Wednesday, June 8, 2016

Eye Opener: Medications as a Source of Paraben Exposure

If you think that you only have to avoid parabens in your makeup and beauty products, think again. The National Institute of Health studied individuals from a fertility clinic to see how taking medication containing parabens impacted the concentration of parabens in their bodies.  It's no surprise that actually ingesting something containing parabens will raise the levels of parabens in your body. You can read more about the study below.

This study made me curious and I spent a few minutes searching for over-the-counter medications we actually put in our bodies. You always check the back of that bottle of lotion for ingredients, but do you check your suppositories? 

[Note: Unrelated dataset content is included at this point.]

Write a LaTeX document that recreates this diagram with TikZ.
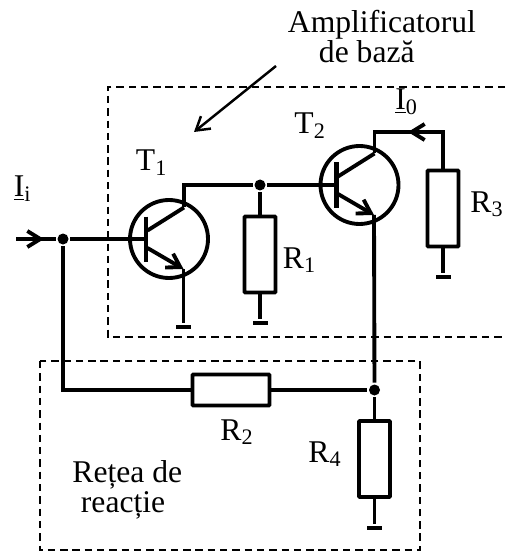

Preparation H Hemorrhoidal Cream contains Methylparaben and Propylparaben



Preparation H should be called "Preparation Paraben". Those little suppositories contain both methylparaben and propylparaben.
Children's Tylenol Contains Butylparaben




Children's Tylenol Liquid Contains Butylparaben.

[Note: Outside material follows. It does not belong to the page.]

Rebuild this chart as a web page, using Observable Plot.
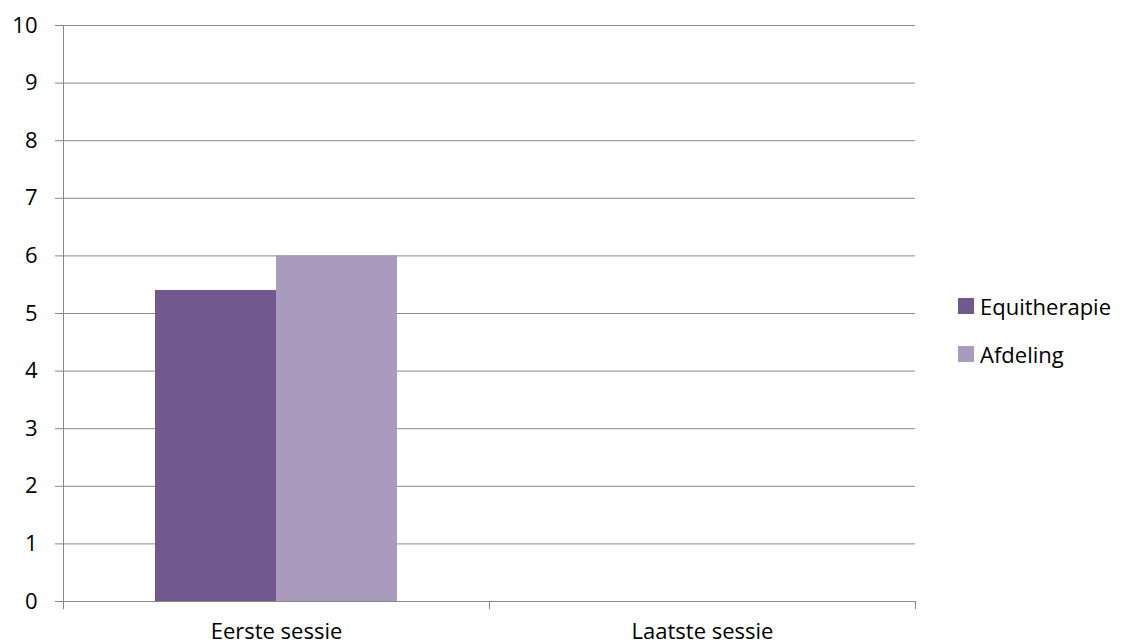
<!DOCTYPE html>
<html>
<head>
<meta charset="utf-8">
<script src="https://cdn.jsdelivr.net/npm/d3@7"></script>
<script src="https://cdn.jsdelivr.net/npm/@observablehq/plot@0.6"></script>
<style>
  html, body { margin: 0; padding: 0; background: #fff; overflow: hidden; }
  #wrap { position: relative; width: 1121px; height: 644px; font-family: "Open Sans", sans-serif; }
  #legend { position: absolute; left: 958px; top: 292px; font-size: 22px; color: #000; }
  .item { display: flex; align-items: center; height: 28px; margin-bottom: 20px; }
  .sw { width: 16px; height: 16px; margin-right: 6px; }
</style>
</head>
<body>
<div id="wrap"><div id="legend"></div></div>
<script>
// Sessions on the x axis, one group of bars per session
const categories = ["Eerste sessie", "Laatste sessie"];
// Series (legend order) and their fill colours
const series = ["Equitherapie", "Afdeling"];
const seriesColors = ["#71588F", "#A99BBD"];
// Scores per session; the last session has no values yet
const equitherapie = [5.4, null];
const afdeling = [6.0, null];
// Y axis ticks
const yTicks = [0, 1, 2, 3, 4, 5, 6, 7, 8, 9, 10];

const gridColor = "#888888";

// One row per session and series; empty values keep their session's panel
const rows = [];
categories.forEach((c, i) => {
  [equitherapie, afdeling].forEach((vals, j) => {
    rows.push({session: c, series: series[j], value: vals[i]});
  });
});

const chart = Plot.plot({
  width: 1121,
  height: 644,
  marginLeft: 62,
  marginRight: 206,
  marginTop: 25,
  marginBottom: 43,
  style: {fontFamily: "'Open Sans', sans-serif", fontSize: "22px", color: "#000", background: "#fff"},
  fx: {domain: categories, paddingInner: 0, paddingOuter: 0, label: null},
  x: {domain: series, paddingInner: 0, paddingOuter: 0.746, axis: null},
  y: {domain: [0, 10], label: null},
  color: {domain: series, range: seriesColors},
  marks: [
    Plot.gridY(yTicks, {stroke: gridColor, strokeOpacity: 1, strokeWidth: 1}),
    Plot.barY(rows, {fx: "session", x: "series", y: "value", fill: "series"}),
    Plot.axisY(yTicks, {anchor: "left", tickSize: 8, tickPadding: 18, stroke: gridColor, label: null, tickFormat: d3.format("d")}),
    Plot.axisFx({anchor: "bottom", tickSize: 0, tickPadding: 22, label: null})
  ]
});

// Left axis line and category boundary ticks, placed with the plot's own scales
const fxScale = Plot.scale({fx: chart.scale("fx")});
const yScale = Plot.scale({y: chart.scale("y")});
const y0 = yScale.apply(0);
const yTop = yScale.apply(10);
const edges = categories.map(c => fxScale.apply(c));
edges.push(fxScale.apply(categories[categories.length - 1]) + fxScale.bandwidth);
const g = d3.select(chart).append("g").attr("stroke", gridColor).attr("stroke-width", 1);
g.append("line").attr("x1", edges[0] + 0.5).attr("x2", edges[0] + 0.5)
  .attr("y1", yTop).attr("y2", y0 + 8);
edges.forEach(xp => {
  g.append("line").attr("x1", xp + 0.5).attr("x2", xp + 0.5).attr("y1", y0).attr("y2", y0 + 8);
});

document.getElementById("wrap").prepend(chart);

// Legend
const legend = document.getElementById("legend");
series.forEach((s, i) => {
  const item = document.createElement("div");
  item.className = "item";
  const sw = document.createElement("span");
  sw.className = "sw";
  sw.style.background = seriesColors[i];
  const t = document.createElement("span");
  t.textContent = s;
  item.append(sw, t);
  legend.append(item);
});
</script>
</body>
</html>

  • Parabens are used in some medications and may adversely affect reproduction
  • We compare urinary paraben concentrations in relation to medication use
  • We control for use of personal care products, an important exposure source
  • Paraben-containing medications were associated with increased urinary concentrations
  • Paraben-containing medications can be a source of very high paraben exposure

OBJECTIVES

Determine whether paraben-containing medication contributes to high urinary paraben concentrations.

METHODS

Individuals at a fertility clinic provided multiple urine samples during evaluation/treatment and reported 24-hour use of medications and personal care products (PCP). Repeated measures models compared specific gravity-adjusted urinary methyl, propyl, and butyl paraben concentrations between samples “exposed” and “unexposed” to paraben-containing medication.

RESULTS

Eleven participants contributed 12 exposed and 45 unexposed samples, among which paraben concentrations did not differ. Use within seven hours was associated with 8.7-fold and 7.5-fold increases in mean methyl (P=0.11) and propyl (P=0.10) paraben concentrations, respectively, after adjusting for PCP use. However, these associations decreased to 1.3-fold (P=0.76) and 2.6-fold (P=0.34), respectively, after removal of one influential individual.

CONCLUSION

Paraben-containing medications contributed to higher urinary paraben concentrations within hours of use.